- [Instructions to follow] Retype only what runs from the first line of the listing to the line holding "iterations = list(range(150))", both included. Do not retype the pictures.

-- START Records shown --

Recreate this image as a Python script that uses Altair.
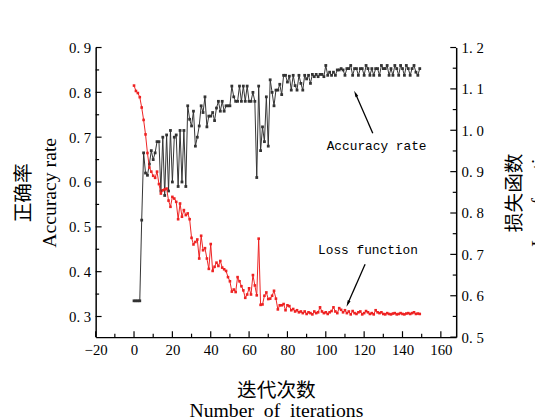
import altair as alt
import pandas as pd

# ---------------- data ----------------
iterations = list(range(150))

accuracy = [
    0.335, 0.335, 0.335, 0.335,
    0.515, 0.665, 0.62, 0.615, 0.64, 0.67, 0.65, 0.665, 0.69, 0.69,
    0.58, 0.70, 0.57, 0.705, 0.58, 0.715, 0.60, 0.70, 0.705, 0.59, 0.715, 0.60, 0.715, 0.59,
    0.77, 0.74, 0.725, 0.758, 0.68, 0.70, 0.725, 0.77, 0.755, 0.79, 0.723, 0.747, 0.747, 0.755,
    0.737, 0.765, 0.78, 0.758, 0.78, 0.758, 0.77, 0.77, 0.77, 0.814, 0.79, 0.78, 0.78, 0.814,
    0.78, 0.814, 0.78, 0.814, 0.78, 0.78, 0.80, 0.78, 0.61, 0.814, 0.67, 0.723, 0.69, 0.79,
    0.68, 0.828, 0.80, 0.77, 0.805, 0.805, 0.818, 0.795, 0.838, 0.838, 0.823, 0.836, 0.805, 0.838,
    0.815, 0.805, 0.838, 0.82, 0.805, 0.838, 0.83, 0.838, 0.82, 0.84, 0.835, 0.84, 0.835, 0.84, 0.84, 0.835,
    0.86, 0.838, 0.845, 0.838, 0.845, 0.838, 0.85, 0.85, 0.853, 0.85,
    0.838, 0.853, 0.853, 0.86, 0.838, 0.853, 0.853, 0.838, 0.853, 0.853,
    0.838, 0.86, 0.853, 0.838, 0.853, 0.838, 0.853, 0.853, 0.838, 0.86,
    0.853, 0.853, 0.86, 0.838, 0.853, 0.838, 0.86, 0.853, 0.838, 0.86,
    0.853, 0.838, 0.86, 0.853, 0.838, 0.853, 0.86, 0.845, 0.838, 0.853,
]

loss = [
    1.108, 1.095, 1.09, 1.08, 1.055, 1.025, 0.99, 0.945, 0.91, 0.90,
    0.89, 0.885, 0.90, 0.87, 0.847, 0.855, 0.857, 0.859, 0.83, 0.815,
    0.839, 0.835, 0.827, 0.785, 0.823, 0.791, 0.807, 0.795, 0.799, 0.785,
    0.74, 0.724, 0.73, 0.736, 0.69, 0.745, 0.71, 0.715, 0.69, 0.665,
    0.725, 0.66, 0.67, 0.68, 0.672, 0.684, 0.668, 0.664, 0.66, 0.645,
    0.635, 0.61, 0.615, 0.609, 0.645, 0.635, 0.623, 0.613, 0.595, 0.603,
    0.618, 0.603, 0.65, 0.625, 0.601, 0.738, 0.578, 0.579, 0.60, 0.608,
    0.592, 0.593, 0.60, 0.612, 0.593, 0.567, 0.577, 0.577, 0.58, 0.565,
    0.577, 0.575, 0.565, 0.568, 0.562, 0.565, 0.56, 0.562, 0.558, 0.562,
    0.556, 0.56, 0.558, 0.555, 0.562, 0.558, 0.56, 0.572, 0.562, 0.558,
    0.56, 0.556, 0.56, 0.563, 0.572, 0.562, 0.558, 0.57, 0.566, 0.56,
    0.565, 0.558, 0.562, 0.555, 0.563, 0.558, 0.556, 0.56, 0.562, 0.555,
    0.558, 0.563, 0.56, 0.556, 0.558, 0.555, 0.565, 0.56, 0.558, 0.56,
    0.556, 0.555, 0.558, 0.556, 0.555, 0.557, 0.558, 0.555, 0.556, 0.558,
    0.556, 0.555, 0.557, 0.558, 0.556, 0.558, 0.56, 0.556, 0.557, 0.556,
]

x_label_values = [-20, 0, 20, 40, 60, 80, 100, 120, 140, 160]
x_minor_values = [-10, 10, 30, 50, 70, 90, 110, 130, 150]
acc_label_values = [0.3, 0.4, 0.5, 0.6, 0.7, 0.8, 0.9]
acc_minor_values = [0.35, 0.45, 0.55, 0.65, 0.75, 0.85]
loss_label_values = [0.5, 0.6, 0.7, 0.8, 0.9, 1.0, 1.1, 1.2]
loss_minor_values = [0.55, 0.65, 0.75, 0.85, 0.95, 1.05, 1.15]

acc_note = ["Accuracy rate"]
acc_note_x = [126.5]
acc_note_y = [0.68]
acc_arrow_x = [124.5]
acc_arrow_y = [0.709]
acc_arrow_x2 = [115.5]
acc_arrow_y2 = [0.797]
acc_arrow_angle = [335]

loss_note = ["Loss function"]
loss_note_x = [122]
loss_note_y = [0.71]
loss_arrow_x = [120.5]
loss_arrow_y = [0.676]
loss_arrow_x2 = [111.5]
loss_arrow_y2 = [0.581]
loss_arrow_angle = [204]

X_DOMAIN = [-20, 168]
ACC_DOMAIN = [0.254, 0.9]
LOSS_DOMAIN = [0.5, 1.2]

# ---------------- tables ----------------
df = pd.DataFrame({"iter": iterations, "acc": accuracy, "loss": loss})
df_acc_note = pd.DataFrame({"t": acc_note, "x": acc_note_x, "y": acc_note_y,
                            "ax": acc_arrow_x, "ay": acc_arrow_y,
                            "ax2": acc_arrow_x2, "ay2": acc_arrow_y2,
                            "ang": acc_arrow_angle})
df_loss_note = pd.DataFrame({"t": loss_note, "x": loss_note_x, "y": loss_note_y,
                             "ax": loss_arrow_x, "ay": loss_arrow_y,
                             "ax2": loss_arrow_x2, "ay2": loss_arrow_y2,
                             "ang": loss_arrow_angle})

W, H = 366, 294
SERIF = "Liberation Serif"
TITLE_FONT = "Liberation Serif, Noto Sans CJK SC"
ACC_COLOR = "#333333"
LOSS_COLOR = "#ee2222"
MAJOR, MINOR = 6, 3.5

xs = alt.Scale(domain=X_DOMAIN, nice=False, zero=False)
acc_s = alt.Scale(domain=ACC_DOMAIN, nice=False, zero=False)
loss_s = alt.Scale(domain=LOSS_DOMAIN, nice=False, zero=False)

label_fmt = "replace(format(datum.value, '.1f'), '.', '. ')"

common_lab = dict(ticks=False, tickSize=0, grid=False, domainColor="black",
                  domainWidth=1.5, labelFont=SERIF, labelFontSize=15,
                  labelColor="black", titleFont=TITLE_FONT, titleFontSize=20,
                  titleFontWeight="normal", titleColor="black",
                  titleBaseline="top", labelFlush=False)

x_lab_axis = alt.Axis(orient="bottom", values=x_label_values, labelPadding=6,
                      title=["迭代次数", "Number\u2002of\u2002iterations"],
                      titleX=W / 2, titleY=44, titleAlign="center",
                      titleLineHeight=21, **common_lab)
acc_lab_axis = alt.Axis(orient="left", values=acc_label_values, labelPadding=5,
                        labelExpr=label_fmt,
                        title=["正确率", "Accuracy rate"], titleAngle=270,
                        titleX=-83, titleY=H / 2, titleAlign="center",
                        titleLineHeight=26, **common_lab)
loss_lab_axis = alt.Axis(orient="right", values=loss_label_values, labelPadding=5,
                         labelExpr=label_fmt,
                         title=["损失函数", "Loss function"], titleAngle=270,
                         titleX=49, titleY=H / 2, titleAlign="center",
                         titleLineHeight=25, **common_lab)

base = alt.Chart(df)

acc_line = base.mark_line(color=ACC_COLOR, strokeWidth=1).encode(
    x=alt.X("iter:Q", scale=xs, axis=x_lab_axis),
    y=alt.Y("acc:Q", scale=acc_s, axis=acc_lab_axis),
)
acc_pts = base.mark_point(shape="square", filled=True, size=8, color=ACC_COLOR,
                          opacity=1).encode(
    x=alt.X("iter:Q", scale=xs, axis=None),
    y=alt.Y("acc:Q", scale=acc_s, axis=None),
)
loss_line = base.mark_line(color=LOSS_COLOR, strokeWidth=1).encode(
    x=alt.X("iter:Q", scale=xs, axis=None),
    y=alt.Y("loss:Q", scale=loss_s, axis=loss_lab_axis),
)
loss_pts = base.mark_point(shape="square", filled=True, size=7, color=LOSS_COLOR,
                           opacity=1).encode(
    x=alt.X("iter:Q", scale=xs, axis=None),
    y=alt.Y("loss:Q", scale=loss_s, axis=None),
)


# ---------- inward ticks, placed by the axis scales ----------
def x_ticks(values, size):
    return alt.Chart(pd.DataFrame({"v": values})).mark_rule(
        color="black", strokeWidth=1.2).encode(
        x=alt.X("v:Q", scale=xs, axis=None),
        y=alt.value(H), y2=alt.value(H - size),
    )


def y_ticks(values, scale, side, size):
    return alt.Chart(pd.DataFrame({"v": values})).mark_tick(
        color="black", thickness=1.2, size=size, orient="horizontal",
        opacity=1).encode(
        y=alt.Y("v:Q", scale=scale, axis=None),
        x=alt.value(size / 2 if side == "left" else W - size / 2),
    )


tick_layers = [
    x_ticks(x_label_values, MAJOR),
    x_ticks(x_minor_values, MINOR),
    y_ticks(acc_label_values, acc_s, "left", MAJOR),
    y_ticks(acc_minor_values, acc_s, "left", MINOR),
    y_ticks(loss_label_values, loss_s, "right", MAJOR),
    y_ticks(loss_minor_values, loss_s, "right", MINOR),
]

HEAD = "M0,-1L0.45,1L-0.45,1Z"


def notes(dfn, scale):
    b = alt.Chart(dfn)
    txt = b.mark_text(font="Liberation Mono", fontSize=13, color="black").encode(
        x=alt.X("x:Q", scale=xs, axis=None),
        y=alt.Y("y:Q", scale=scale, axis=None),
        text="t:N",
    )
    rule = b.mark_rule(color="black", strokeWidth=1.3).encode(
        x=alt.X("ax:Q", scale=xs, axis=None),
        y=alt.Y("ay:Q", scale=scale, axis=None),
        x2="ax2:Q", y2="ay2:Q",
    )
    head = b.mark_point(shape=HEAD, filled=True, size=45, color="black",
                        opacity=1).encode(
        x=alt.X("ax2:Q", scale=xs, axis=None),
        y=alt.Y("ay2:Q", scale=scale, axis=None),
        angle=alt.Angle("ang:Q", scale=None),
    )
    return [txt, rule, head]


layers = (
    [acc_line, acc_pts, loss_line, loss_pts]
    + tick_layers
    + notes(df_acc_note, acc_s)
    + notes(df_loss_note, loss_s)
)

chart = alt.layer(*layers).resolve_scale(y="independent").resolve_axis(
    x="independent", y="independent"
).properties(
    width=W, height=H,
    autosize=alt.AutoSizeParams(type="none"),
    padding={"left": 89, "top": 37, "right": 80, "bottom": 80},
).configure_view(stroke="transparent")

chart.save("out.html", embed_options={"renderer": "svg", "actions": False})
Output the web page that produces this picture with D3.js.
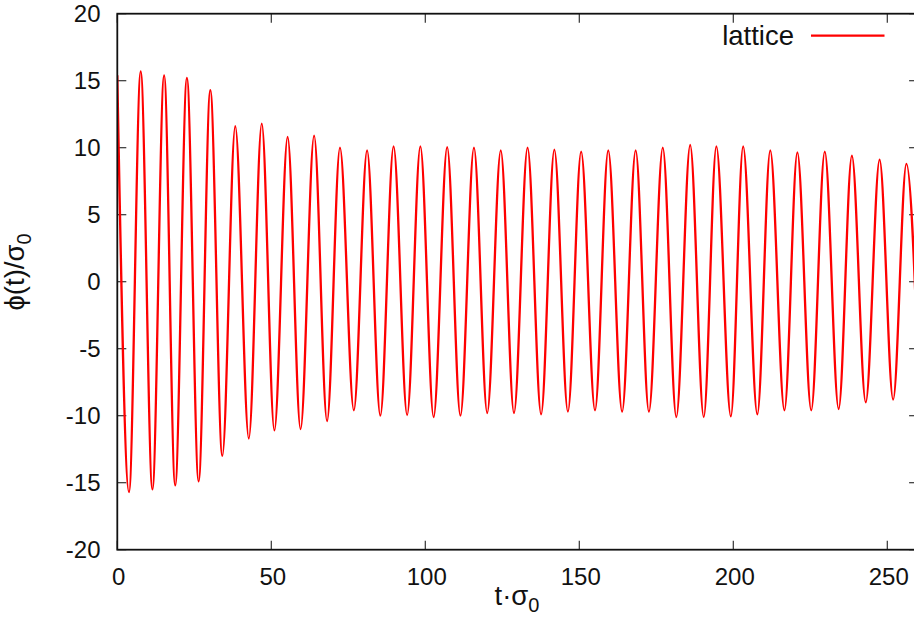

-- END Records shown --

- [Task output]
Recreate this image as a Python script that uses Altair.
import altair as alt
import pandas as pd

# ---------------- data ----------------
iterations = list(range(150))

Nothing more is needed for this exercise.